Celui des classements, des sponsors visibles, des calendriers figés. Il choisit ses projets, ses dates, ses messages. Et tout ce qu’il dit – et ce qu’il ne dit pas – sonne comme un au revoir poli, mais ferme, à l’univers des World Series et des circuits dominants.
« El cuerpo aún pedía calorías »
“Lo curioso es cómo el cuerpo se adapta. Al final, las dos últimas semanas el cuerpo ya estaba completamente adaptado, y fue casi al revés: cuando terminé, todavía pedía las 9.000 calorías diarias que había necesitado. Muscularmente aún decía ‘no hemos acabado’.”
“Ce qui est curieux, c’est la façon dont le corps s’adapte. À la fin, pendant les deux dernières semaines, le corps était complètement habitué, et c’était presque l’inverse : quand j’ai terminé, il demandait encore les 9 000 calories quotidiennes dont j’avais besoin. Musculairement, il disait encore ‘on n’a pas terminé’.”
« ¿Qué hago aquí? »
“Hay días que te sientes bien, pero también muchos momentos en los que te preguntas ‘¿qué hago aquí?’. Te levantas a las cinco de la mañana, quizás has dormido dos o tres horas, está lloviendo, hace tres grados, te duele algo… Las ganas bajan.”
“Il y a des jours où tu te sens bien, mais aussi beaucoup de moments où tu te demandes ‘qu’est-ce que je fais ici ?’. Tu te lèves à cinq heures du matin, tu as peut-être dormi deux ou trois heures, il pleut, il fait trois degrés, tu as mal quelque part… La motivation baisse.”
« Sin duda más exigente físicamente »
“Sí, sin duda. Por la duración, y porque físicamente era más exigente: mucha más distancia cada día.”
“Oui, sans aucun doute. À cause de la durée, et parce que c’était physiquement plus exigeant : beaucoup plus de distance chaque jour.”
Kilian compare ici States of Elevation à ses autres projets, notamment celui des Alpes, qu’il juge moins difficile physiquement.
« El desgaste fue más físico que mental »
“En Estados Unidos el desgaste fue más físico. En los Alpes cada día había exposición, cada noche antes de dormir pensabas en qué escenarios podían darse y cómo sobrevivir a ellos. Eso te carga cognitivamente.”
“Aux États-Unis, l’usure a été plus physique. Dans les Alpes, chaque jour il y avait de l’exposition, chaque nuit avant de dormir tu pensais aux scénarios possibles et à comment survivre. Cela te charge mentalement.”
« Hay que ver qué quiere hacer Emelie »
“Sí, [la libreta] está abierta, pero todavía tenemos que hablarlo con Emelie: ver qué cosas quiere hacer ella, qué cosas quiero hacer yo y después empezar a mirar qué es posible logísticamente.”

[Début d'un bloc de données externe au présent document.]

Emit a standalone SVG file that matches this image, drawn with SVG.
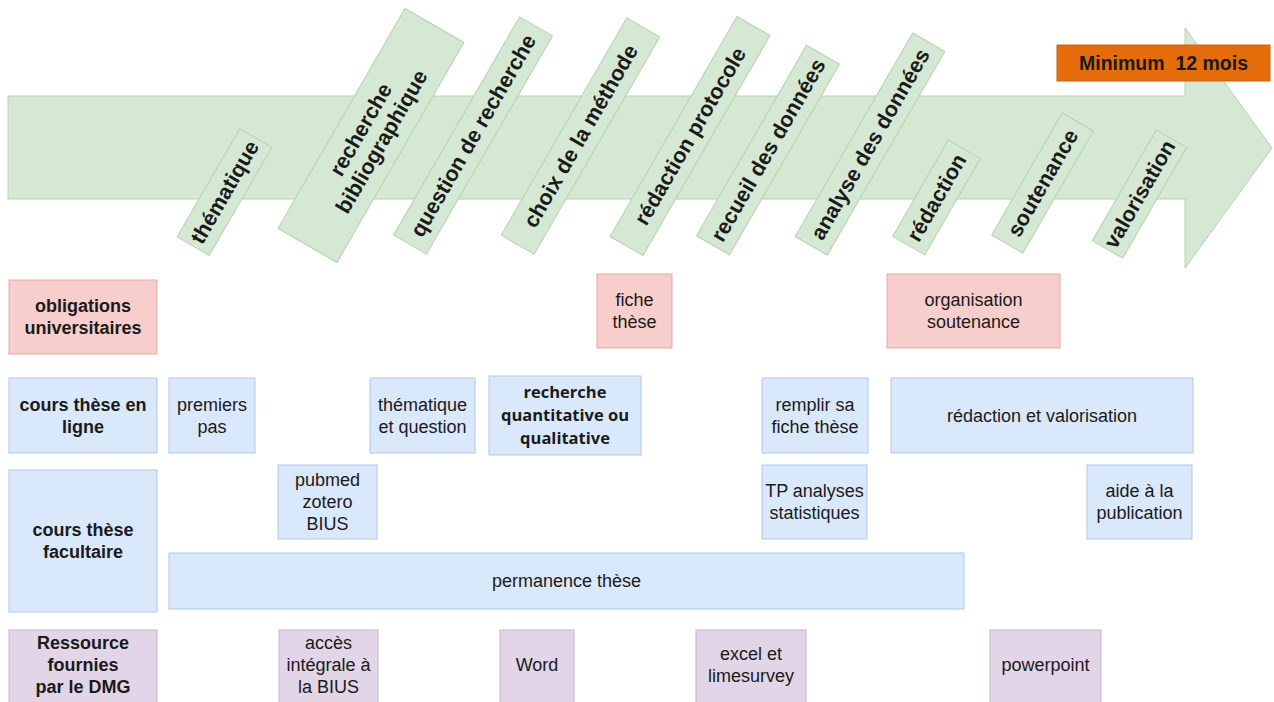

“Oui, le carnet est ouvert, mais nous devons encore en parler avec Emelie : voir ce qu’elle veut faire, ce que je veux faire, et ensuite regarder ce qui est logiquement possible.”
« Nos vemos poco »
“Este año salí para la Western States, luego para este proyecto… Cuando competimos o hacemos proyectos, nos vemos poco.”
“Cette année, je suis parti pour la Western States, puis pour ce projet… Quand nous courons ou faisons des projets, nous nous voyons peu.”

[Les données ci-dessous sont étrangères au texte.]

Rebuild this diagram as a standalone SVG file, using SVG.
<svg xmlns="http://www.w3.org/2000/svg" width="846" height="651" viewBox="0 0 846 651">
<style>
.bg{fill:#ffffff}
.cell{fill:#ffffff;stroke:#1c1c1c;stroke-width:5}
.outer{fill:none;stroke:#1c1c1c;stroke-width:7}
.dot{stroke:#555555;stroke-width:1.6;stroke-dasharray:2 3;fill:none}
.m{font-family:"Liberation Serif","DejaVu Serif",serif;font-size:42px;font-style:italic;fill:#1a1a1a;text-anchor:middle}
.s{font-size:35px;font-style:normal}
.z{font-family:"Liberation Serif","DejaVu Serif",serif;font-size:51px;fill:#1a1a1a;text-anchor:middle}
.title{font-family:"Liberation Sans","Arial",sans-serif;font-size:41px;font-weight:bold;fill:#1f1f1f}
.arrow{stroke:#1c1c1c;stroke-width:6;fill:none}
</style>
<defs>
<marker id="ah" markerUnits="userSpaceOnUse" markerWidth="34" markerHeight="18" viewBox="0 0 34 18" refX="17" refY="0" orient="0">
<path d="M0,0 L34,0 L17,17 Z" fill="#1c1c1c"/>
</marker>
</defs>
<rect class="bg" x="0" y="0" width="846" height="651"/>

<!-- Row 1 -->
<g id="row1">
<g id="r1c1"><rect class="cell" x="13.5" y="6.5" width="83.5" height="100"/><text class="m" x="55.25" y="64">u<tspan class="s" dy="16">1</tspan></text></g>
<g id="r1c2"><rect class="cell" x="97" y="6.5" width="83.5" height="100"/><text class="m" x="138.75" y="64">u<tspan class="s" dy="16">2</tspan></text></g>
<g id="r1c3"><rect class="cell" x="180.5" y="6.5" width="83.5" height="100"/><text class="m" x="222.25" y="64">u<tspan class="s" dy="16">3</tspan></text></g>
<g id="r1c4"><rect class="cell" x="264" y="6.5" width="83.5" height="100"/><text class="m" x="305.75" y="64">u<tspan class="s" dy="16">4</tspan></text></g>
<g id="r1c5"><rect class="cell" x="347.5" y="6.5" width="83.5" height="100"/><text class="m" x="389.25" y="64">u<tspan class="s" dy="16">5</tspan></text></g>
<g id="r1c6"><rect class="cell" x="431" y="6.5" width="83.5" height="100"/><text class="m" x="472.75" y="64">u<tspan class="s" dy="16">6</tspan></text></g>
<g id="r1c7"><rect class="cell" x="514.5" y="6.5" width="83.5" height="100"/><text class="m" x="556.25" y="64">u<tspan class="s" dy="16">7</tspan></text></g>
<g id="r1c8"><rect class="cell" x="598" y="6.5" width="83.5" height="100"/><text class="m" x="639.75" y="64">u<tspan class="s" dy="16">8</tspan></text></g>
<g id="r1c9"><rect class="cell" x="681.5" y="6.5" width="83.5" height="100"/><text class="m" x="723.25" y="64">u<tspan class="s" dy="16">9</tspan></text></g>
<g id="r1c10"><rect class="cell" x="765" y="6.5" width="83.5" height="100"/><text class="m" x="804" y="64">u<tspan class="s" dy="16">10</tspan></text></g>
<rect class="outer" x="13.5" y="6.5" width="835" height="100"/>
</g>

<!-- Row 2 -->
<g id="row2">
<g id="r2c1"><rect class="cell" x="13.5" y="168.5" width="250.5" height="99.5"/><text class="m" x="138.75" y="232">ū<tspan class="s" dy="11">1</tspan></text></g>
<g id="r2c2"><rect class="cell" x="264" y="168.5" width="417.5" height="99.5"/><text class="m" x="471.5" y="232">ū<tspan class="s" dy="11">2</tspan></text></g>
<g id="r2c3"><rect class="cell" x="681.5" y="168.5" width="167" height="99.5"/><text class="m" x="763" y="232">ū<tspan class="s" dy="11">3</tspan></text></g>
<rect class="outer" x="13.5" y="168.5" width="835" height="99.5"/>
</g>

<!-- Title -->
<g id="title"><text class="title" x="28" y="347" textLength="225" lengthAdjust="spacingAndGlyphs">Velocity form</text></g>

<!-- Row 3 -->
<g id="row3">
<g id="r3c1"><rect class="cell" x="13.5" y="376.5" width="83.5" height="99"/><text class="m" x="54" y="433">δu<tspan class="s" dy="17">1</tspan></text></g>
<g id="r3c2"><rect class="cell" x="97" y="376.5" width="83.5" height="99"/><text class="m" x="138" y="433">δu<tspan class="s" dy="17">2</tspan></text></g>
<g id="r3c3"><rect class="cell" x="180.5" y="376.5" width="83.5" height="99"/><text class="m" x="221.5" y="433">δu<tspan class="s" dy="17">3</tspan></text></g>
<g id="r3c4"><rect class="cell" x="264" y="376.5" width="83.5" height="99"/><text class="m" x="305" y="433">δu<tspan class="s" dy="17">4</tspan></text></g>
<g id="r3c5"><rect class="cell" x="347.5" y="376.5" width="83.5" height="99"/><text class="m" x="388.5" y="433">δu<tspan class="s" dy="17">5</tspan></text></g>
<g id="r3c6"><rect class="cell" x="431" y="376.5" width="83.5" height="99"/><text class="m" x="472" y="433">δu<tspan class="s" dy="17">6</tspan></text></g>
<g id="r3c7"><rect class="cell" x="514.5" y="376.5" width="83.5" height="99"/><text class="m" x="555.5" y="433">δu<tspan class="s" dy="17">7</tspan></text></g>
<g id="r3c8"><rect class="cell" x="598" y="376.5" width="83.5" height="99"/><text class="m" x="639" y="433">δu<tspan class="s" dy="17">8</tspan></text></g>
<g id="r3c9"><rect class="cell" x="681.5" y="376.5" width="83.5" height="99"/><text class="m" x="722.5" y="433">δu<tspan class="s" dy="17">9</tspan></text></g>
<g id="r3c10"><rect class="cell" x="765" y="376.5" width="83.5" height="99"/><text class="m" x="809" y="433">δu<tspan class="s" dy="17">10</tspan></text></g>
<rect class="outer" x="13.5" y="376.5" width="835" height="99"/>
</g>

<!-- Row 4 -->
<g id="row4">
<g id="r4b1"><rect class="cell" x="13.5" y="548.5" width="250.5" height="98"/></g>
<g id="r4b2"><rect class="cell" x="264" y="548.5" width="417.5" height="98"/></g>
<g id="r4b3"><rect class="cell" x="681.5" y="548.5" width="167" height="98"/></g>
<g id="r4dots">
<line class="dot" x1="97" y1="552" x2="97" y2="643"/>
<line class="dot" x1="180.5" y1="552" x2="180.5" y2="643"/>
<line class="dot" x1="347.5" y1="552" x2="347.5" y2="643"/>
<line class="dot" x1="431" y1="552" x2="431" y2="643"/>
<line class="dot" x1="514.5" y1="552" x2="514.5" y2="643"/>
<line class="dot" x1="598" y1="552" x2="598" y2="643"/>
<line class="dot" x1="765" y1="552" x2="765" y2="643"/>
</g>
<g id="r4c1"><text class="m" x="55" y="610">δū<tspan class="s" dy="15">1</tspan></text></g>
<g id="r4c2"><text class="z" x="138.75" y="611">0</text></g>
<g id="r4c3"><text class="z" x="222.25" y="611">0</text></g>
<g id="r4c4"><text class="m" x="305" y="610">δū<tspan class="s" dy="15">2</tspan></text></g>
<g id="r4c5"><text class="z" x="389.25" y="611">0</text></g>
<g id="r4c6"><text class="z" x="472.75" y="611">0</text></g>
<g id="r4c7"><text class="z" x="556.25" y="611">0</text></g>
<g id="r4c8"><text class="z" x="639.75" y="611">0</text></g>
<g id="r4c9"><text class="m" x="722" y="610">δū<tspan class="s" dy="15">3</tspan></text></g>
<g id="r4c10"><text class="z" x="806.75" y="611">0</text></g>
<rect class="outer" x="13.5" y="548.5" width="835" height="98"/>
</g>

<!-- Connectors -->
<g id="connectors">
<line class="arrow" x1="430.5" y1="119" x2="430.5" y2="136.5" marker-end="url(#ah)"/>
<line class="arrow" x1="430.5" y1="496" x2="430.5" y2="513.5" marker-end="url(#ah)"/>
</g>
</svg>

En résumé, Kilian Jornet parle de ses projets en famille, de son envie d’en faire moins, mais mieux
Il évoque la logistique, les enfants, la fatigue, les douleurs chroniques, le besoin d’utilité, et surtout, cette forme d’accomplissement qu’il ressent loin des circuits balisés. Ce silence dit tout. Kilian n’a plus besoin des dossards pour exister. Il n’a plus besoin des points ITRA pour grimper. Il n’a plus besoin des arcs de départ pour vibrer. Il trace sa route à l’écart. Et ce qu’il appelle libreta — ce carnet dans lequel il notera ses aventures 2026 — ne contient plus de colonne « classement ». Ce n’est pas un rejet brutal, ni un clash avec l’industrie du trail. C’est plus profond. C’est une mue. Et ceux qui rêvent encore de le revoir au départ de l’UTMB feraient peut-être mieux de garder en tête ces mots simples, sobres, mais lourds de sens : “Todavía tenemos que hablarlo con Emelie…” – ce n’est plus une affaire de calendrier, c’est une affaire de vie.